Louisa Allen (née David, Class of 1993)

Tell us what you do for a living?
I’ve just been appointed Head of a department at Network Rail which I’m super excited about and can’t wait to get started.
Are you doing what you thought you’d be doing after you left school?
At RLS I wanted to be an engineer, as I loved Maths and Physics but after reading Engineering at Oxford Uni and working for engineering companies (Nortel and Bovis Construction) I developed a dream to become a lawyer, it sort of sprouted from someone telling me I couldn’t change profession and a desire to learn law to help others. Today’s students will have long careers, so don’t be afraid to let your jobs meander as long as you’re being true to yourself and feel you’re making a valued contribution.
What’s been your inspiration – what’s pulled you forwards and into your current role?
Many people have supported me at different times. I’ve found huge benefit in cultivating my support networks and always look for ways to give someone a helping hand where I can. I take inspiration from my friends and family who have encountered immense challenge, loss, disabilities etc and their capacity to be so positive about what they are going through and show simple acts of kindness to others. Metaphorically they pick themselves up and brush the dust off over and over again and I’m fortunate to have them as my role models in both my professional and personal life.
What would you say is your biggest achievement to date, the thing you’re most proud of? Professionally or personally!
Gosh that’s hard! I’m really proud to qualify as a solicitor, as after having our two children I’ll always have this professional background.

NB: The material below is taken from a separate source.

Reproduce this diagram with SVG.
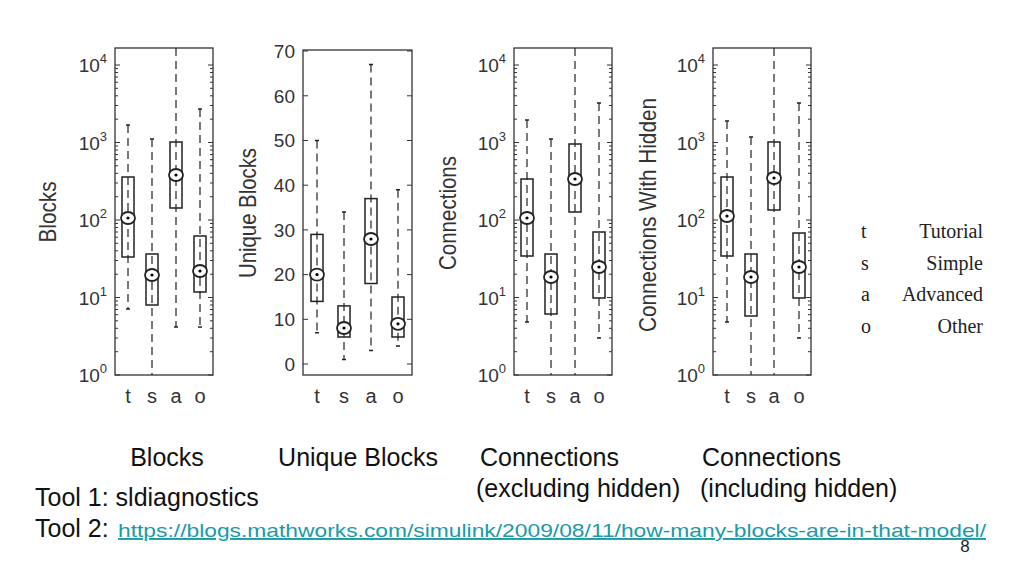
<svg xmlns="http://www.w3.org/2000/svg" xmlns:xlink="http://www.w3.org/1999/xlink" width="1024" height="576" viewBox="0 0 1024 576">
<style>
text{font-family:"Liberation Sans",Arial,sans-serif;fill:#222}
.ax{fill:none;stroke:#333;stroke-width:1.3}
.tk{stroke:#333;stroke-width:1}
.wh{stroke:#222;stroke-width:1.2;stroke-dasharray:8,5}
.cap{stroke:#222;stroke-width:1.5}
.bx{fill:none;stroke:#222;stroke-width:1.5}
.md{fill:#fff;stroke:#222;stroke-width:1.8}
.tl{font-size:19px;text-anchor:end;fill:#333}
.sup{font-size:13px}
.yl{font-size:24px;text-anchor:middle;fill:#333}
.xl{font-size:20px;text-anchor:middle;fill:#333}
.lg{font-family:"Liberation Serif","Times New Roman",serif;font-size:20px}
.bt{font-size:25px;fill:#111}
</style>
<defs>
<g id="dec">
<path class="tk" d="M0 0h5M98 0h-5M0 -23.3h3M0 -37h3M0 -46.7h3M0 -54.2h3M0 -60.3h3M0 -65.5h3M0 -70h3M0 -74h3M98 -23.3h-3M98 -37h-3M98 -46.7h-3M98 -54.2h-3M98 -60.3h-3M98 -65.5h-3M98 -70h-3M98 -74h-3"/>
</g>
<g id="logaxis">
<use xlink:href="#dec" y="375"/><use xlink:href="#dec" y="297.5"/><use xlink:href="#dec" y="220"/><use xlink:href="#dec" y="142.5"/>
<path class="tk" d="M0 65h5M98 65h-5"/>
</g>
<g id="loglabels">
<text class="tl" x="-8" y="382">10<tspan class="sup" dy="-9">0</tspan></text>
<text class="tl" x="-8" y="305">10<tspan class="sup" dy="-9">1</tspan></text>
<text class="tl" x="-8" y="227">10<tspan class="sup" dy="-9">2</tspan></text>
<text class="tl" x="-8" y="150">10<tspan class="sup" dy="-9">3</tspan></text>
<text class="tl" x="-8" y="72">10<tspan class="sup" dy="-9">4</tspan></text>
</g>
</defs>
<rect width="1024" height="576" fill="#fff"/>

<g id="panel-blocks">
<rect class="ax" x="115" y="48" width="98" height="327"/>
<g transform="translate(115,0)"><use xlink:href="#logaxis"/><use xlink:href="#loglabels"/></g>
<text class="yl" transform="translate(56,212) rotate(-90)" textLength="61" lengthAdjust="spacingAndGlyphs">Blocks</text>
<text class="xl" x="128" y="403">t</text><text class="xl" x="152" y="403">s</text><text class="xl" x="176" y="403">a</text><text class="xl" x="200" y="403">o</text>
<path class="wh" d="M128 125V309M152 139V375M176 48V327M200 109V327"/>
<path class="cap" d="M126 125h4M126 309h4M150 139h4M174 327h4M198 109h4M198 327h4"/>
<rect class="bx" x="122" y="177" width="12" height="80"/>
<rect class="bx" x="146" y="254" width="12" height="51"/>
<rect class="bx" x="170" y="142" width="12" height="66"/>
<rect class="bx" x="194" y="236" width="12" height="56"/>
<ellipse class="md" cx="128" cy="218" rx="7" ry="6"/><circle cx="128" cy="218" r="1.6"/>
<ellipse class="md" cx="152" cy="275" rx="7" ry="6"/><circle cx="152" cy="275" r="1.6"/>
<ellipse class="md" cx="176" cy="175" rx="7" ry="6"/><circle cx="176" cy="175" r="1.6"/>
<ellipse class="md" cx="200" cy="271" rx="7" ry="6"/><circle cx="200" cy="271" r="1.6"/>
</g>

<g id="panel-unique">
<rect class="ax" x="303" y="50" width="109" height="325"/>
<path class="tk" d="M303 364h5M303 319.3h5M303 274.6h5M303 229.9h5M303 185.2h5M303 140.5h5M303 95.8h5M303 51h5M412 364h-5M412 319.3h-5M412 274.6h-5M412 229.9h-5M412 185.2h-5M412 140.5h-5M412 95.8h-5M412 51h-5"/>
<text class="tl" x="295" y="371">0</text><text class="tl" x="295" y="326">10</text><text class="tl" x="295" y="281">20</text><text class="tl" x="295" y="237">30</text><text class="tl" x="295" y="192">40</text><text class="tl" x="295" y="147">50</text><text class="tl" x="295" y="103">60</text><text class="tl" x="295" y="58">70</text>
<text class="yl" transform="translate(256,213) rotate(-90)" textLength="130" lengthAdjust="spacingAndGlyphs">Unique Blocks</text>
<text class="xl" x="317" y="403">t</text><text class="xl" x="344" y="403">s</text><text class="xl" x="371" y="403">a</text><text class="xl" x="398" y="403">o</text>
<path class="wh" d="M317 140.5V332.7M344 212V359.5M371 64.5V350.6M398 189.7V346"/>
<path class="cap" d="M315 140.5h4M315 332.7h4M342 212h4M342 359.5h4M369 64.5h4M369 350.6h4M396 189.7h4M396 346h4"/>
<rect class="bx" x="311" y="234.4" width="12" height="67"/>
<rect class="bx" x="338" y="305.9" width="12" height="31.1"/>
<rect class="bx" x="365" y="198.6" width="12" height="84.9"/>
<rect class="bx" x="392" y="297" width="12" height="40"/>
<ellipse class="md" cx="317" cy="274.6" rx="7" ry="6"/><circle cx="317" cy="274.6" r="1.6"/>
<ellipse class="md" cx="344" cy="328" rx="7" ry="6"/><circle cx="344" cy="328" r="1.6"/>
<ellipse class="md" cx="371" cy="239" rx="7" ry="6"/><circle cx="371" cy="239" r="1.6"/>
<ellipse class="md" cx="398" cy="323.8" rx="7" ry="6"/><circle cx="398" cy="323.8" r="1.6"/>
</g>

<g id="panel-connections">
<rect class="ax" x="514" y="48" width="98" height="327"/>
<g transform="translate(514,0)"><use xlink:href="#logaxis"/><use xlink:href="#loglabels"/></g>
<text class="yl" transform="translate(456,213) rotate(-90)" textLength="114" lengthAdjust="spacingAndGlyphs">Connections</text>
<text class="xl" x="527" y="403">t</text><text class="xl" x="551" y="403">s</text><text class="xl" x="575" y="403">a</text><text class="xl" x="599" y="403">o</text>
<path class="wh" d="M527 120V322M551 139V375M575 48V375M599 103V338"/>
<path class="cap" d="M525 120h4M525 322h4M549 139h4M597 103h4M597 338h4"/>
<rect class="bx" x="521" y="179" width="12" height="77"/>
<rect class="bx" x="545" y="254" width="12" height="60"/>
<rect class="bx" x="569" y="144" width="12" height="68"/>
<rect class="bx" x="593" y="232" width="12" height="66"/>
<ellipse class="md" cx="527" cy="218" rx="7" ry="6"/><circle cx="527" cy="218" r="1.6"/>
<ellipse class="md" cx="551" cy="277" rx="7" ry="6"/><circle cx="551" cy="277" r="1.6"/>
<ellipse class="md" cx="575" cy="179" rx="7" ry="6"/><circle cx="575" cy="179" r="1.6"/>
<ellipse class="md" cx="599" cy="267" rx="7" ry="6"/><circle cx="599" cy="267" r="1.6"/>
</g>

<g id="panel-hidden">
<rect class="ax" x="713" y="48" width="98" height="327"/>
<g transform="translate(713,0)"><use xlink:href="#logaxis"/><use xlink:href="#loglabels"/></g>
<text class="yl" transform="translate(656,215) rotate(-90)" textLength="234" lengthAdjust="spacingAndGlyphs">Connections With Hidden</text>
<text class="xl" x="727" y="403">t</text><text class="xl" x="751" y="403">s</text><text class="xl" x="774" y="403">a</text><text class="xl" x="799" y="403">o</text>
<path class="wh" d="M727 121V322M751 137V375M774 48V375M799 103V338"/>
<path class="cap" d="M725 121h4M725 322h4M749 137h4M797 103h4M797 338h4"/>
<rect class="bx" x="721" y="177" width="12" height="79"/>
<rect class="bx" x="745" y="254" width="12" height="62"/>
<rect class="bx" x="768" y="142" width="12" height="68"/>
<rect class="bx" x="793" y="233" width="12" height="65"/>
<ellipse class="md" cx="727" cy="216" rx="7" ry="6"/><circle cx="727" cy="216" r="1.6"/>
<ellipse class="md" cx="751" cy="277" rx="7" ry="6"/><circle cx="751" cy="277" r="1.6"/>
<ellipse class="md" cx="774" cy="178" rx="7" ry="6"/><circle cx="774" cy="178" r="1.6"/>
<ellipse class="md" cx="799" cy="267" rx="7" ry="6"/><circle cx="799" cy="267" r="1.6"/>
</g>

<g id="legend">
<text class="lg" x="861" y="238">t</text><text class="lg" x="983" y="238" text-anchor="end">Tutorial</text>
<text class="lg" x="861" y="270">s</text><text class="lg" x="983" y="270" text-anchor="end">Simple</text>
<text class="lg" x="861" y="301">a</text><text class="lg" x="983" y="301" text-anchor="end">Advanced</text>
<text class="lg" x="861" y="333">o</text><text class="lg" x="983" y="333" text-anchor="end">Other</text>
</g>

<g id="captions">
<text class="bt" x="167" y="466" text-anchor="middle">Blocks</text>
<text class="bt" x="358" y="466" text-anchor="middle">Unique Blocks</text>
<text class="bt" x="480" y="466">Connections</text>
<text class="bt" x="476" y="497">(excluding hidden)</text>
<text class="bt" x="702" y="466">Connections</text>
<text class="bt" x="700" y="497">(including hidden)</text>
<text class="bt" x="35" y="506">Tool 1: sldiagnostics</text>
<text class="bt" x="35" y="537">Tool 2:</text>
<text x="118" y="537" font-size="19" style="fill:#1a9aa6" text-decoration="underline" textLength="868" lengthAdjust="spacingAndGlyphs">https://blogs.mathworks.com/simulink/2009/08/11/how-many-blocks-are-in-that-model/</text>
<text x="965" y="552" font-size="17" text-anchor="middle">8</text>
</g>
</svg>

I’m proud that my husband and I have managed to juggle home and work life together. 
I’m most proud of where I’ve started some ripples with other like-minded people, which became waves of progress in relation to say, creating a more level playing field.
I always encourage new graduates and apprentices to find something they feel passionate about, link up with others who feel the same way and let the ripples radiate. 
Was there a particular teacher, or a moment at school that particularly inspired you?
Unusually I was a boarder at RLS back in the day when Brookfield house was a boarding school and as teenager who lacked some discipline in waking up in good time etc, boarding school really gave me structure. We would have prep every weekday night where we would all sit in the English classroom from 6 – 7:30pm and get all our homework and study done. Funny thing is that we boarders did well in our exams, no parents present, just each other and good supervision. 
In hindsight this rhythm has stayed with me through to adulthood and been a really positive influence. 
How important do you think your school days were in shaping who you are today?
RLS for me was about attitude, you can be the cleverest most academic person but if you have the incorrect behaviour you’ll struggle in the world. Going to school helps you learn how to interact with your peers, it should help shape your views and values. 
I’m a great believer in students learning to exercise their own independent thoughts. Progress was never made with everyone thinking the same, doing the same as everyone else. Don’t be afraid to be different and exercise your freedom to choose. If something doesn’t feel or sit right, you don’t have to go along with it. You can ignore or challenge constructively. These skills of exercising independent thought will help you in later life. 
What’s your work:life balance like? How important is that to you?
Work life balance is very important, even if you’re doing something you love you’ll need to take a break to recharge your mind, body and soul to reignite the passion and drive. 
My rule of thumb is to plan in your breaks ahead of time so they are in your diary. It might be meeting a friend for lunch to break up a day, or booking an exercise class. Be tuned into your body, you’ll have your own individual signs of stress, which will be your barometer, monitor these and take time out if you need to. Your body is an engine, which can’t really be replaced, so nourish and respect it.
What advice would you give to today’s students who may be struggling to choose which path to take beyond school?
You each have a unique set of skills and abilities, as you learn across the curriculum you’ll find things you enjoy and it’s likely your interests will be different from your friends. When you find the areas you enjoy, please nurture those interests and don’t be afraid to ask questions, find out more, read around. 
I’m worried about the amount of social media that students can get sucked into, please take care in this space. Very few people feel good after spending hours in front of screens. It’s highly addictive and can negatively affect your life. I recommend you set specific times of the day when you allow yourself time on it, then you’re in control and not the other way round. If something upsets you, there is an off button and delete too – and talk to someone in person if you need support. One day, we will sort this out – perhaps you will be part of the change to come.
Finally, do you have a favourite quote, expression or mantra which inspires you to keep going?
Can I have two quotes?! My first favourite is “Feel the fear and do it anyway” from Susan Jeffers. Everyone feels fear, it’s the most natural human emotion but don’t let it stop you from doing the things you want to. As long as what you’re doing doesn’t cause harm to yourself or others.
My other favourite is “Don’t sweat the small stuff” we can all get caught up with little things that frustrate us, but getting the bigger picture and asking yourself “will this matter in 5 years time?” Is a useful check on whether you need to sweat over it. If you’ve messed up (and everyone messes up) don’t obsess over it, ask what have I learnt, be gracious for the learning and then let it go. We are all works in progress, life is a journey but it’s jolly fun too!